## DATASET SECTION
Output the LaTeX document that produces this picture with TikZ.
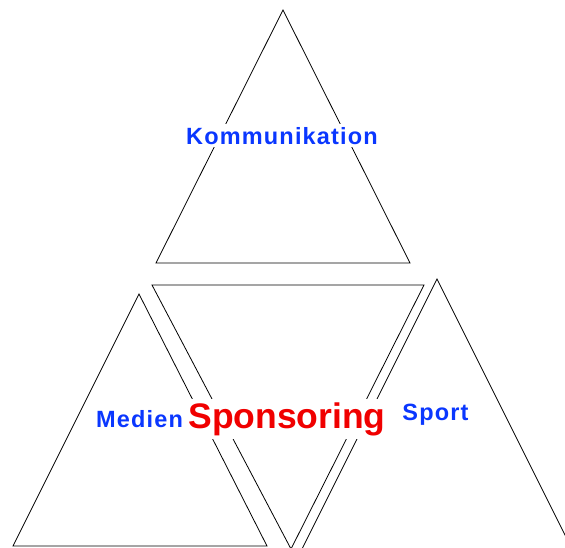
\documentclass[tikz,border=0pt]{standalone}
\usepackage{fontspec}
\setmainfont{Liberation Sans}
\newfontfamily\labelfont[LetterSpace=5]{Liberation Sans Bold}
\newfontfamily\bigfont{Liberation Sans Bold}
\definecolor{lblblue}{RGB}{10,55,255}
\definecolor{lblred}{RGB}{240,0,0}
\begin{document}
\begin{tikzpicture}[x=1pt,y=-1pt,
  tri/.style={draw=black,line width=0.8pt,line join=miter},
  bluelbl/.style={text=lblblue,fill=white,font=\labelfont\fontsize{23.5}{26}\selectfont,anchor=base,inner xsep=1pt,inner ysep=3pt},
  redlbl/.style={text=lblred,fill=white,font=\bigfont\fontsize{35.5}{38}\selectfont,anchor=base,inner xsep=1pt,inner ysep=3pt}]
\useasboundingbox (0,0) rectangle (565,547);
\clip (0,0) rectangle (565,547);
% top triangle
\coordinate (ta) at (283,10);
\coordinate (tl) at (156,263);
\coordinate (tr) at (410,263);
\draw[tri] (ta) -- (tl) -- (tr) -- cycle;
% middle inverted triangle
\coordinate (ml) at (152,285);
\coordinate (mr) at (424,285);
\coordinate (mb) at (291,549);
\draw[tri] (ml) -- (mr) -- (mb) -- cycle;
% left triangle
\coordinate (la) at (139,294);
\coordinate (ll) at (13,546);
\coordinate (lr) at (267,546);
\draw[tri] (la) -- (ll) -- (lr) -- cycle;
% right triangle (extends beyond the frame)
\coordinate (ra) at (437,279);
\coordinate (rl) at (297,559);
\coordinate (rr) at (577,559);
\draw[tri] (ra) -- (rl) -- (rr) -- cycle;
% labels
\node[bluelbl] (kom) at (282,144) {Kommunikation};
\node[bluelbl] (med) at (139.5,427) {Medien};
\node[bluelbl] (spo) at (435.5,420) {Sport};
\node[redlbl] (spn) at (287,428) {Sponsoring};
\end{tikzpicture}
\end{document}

## INSTRUCTIONS TO FOLLOW
Restate the data above word for word. Skip every picture.

## WRITTEN RESPONSE
Output the LaTeX document that produces this picture with TikZ.
\documentclass[tikz,border=0pt]{standalone}
\usepackage{fontspec}
\setmainfont{Liberation Sans}
\newfontfamily\labelfont[LetterSpace=5]{Liberation Sans Bold}
\newfontfamily\bigfont{Liberation Sans Bold}
\definecolor{lblblue}{RGB}{10,55,255}
\definecolor{lblred}{RGB}{240,0,0}
\begin{document}
\begin{tikzpicture}[x=1pt,y=-1pt,
  tri/.style={draw=black,line width=0.8pt,line join=miter},
  bluelbl/.style={text=lblblue,fill=white,font=\labelfont\fontsize{23.5}{26}\selectfont,anchor=base,inner xsep=1pt,inner ysep=3pt},
  redlbl/.style={text=lblred,fill=white,font=\bigfont\fontsize{35.5}{38}\selectfont,anchor=base,inner xsep=1pt,inner ysep=3pt}]
\useasboundingbox (0,0) rectangle (565,547);
\clip (0,0) rectangle (565,547);
% top triangle
\coordinate (ta) at (283,10);
\coordinate (tl) at (156,263);
\coordinate (tr) at (410,263);
\draw[tri] (ta) -- (tl) -- (tr) -- cycle;
% middle inverted triangle
\coordinate (ml) at (152,285);
\coordinate (mr) at (424,285);
\coordinate (mb) at (291,549);
\draw[tri] (ml) -- (mr) -- (mb) -- cycle;
% left triangle
\coordinate (la) at (139,294);
\coordinate (ll) at (13,546);
\coordinate (lr) at (267,546);
\draw[tri] (la) -- (ll) -- (lr) -- cycle;
% right triangle (extends beyond the frame)
\coordinate (ra) at (437,279);
\coordinate (rl) at (297,559);
\coordinate (rr) at (577,559);
\draw[tri] (ra) -- (rl) -- (rr) -- cycle;
% labels
\node[bluelbl] (kom) at (282,144) {Kommunikation};
\node[bluelbl] (med) at (139.5,427) {Medien};
\node[bluelbl] (spo) at (435.5,420) {Sport};
\node[redlbl] (spn) at (287,428) {Sponsoring};
\end{tikzpicture}
\end{document}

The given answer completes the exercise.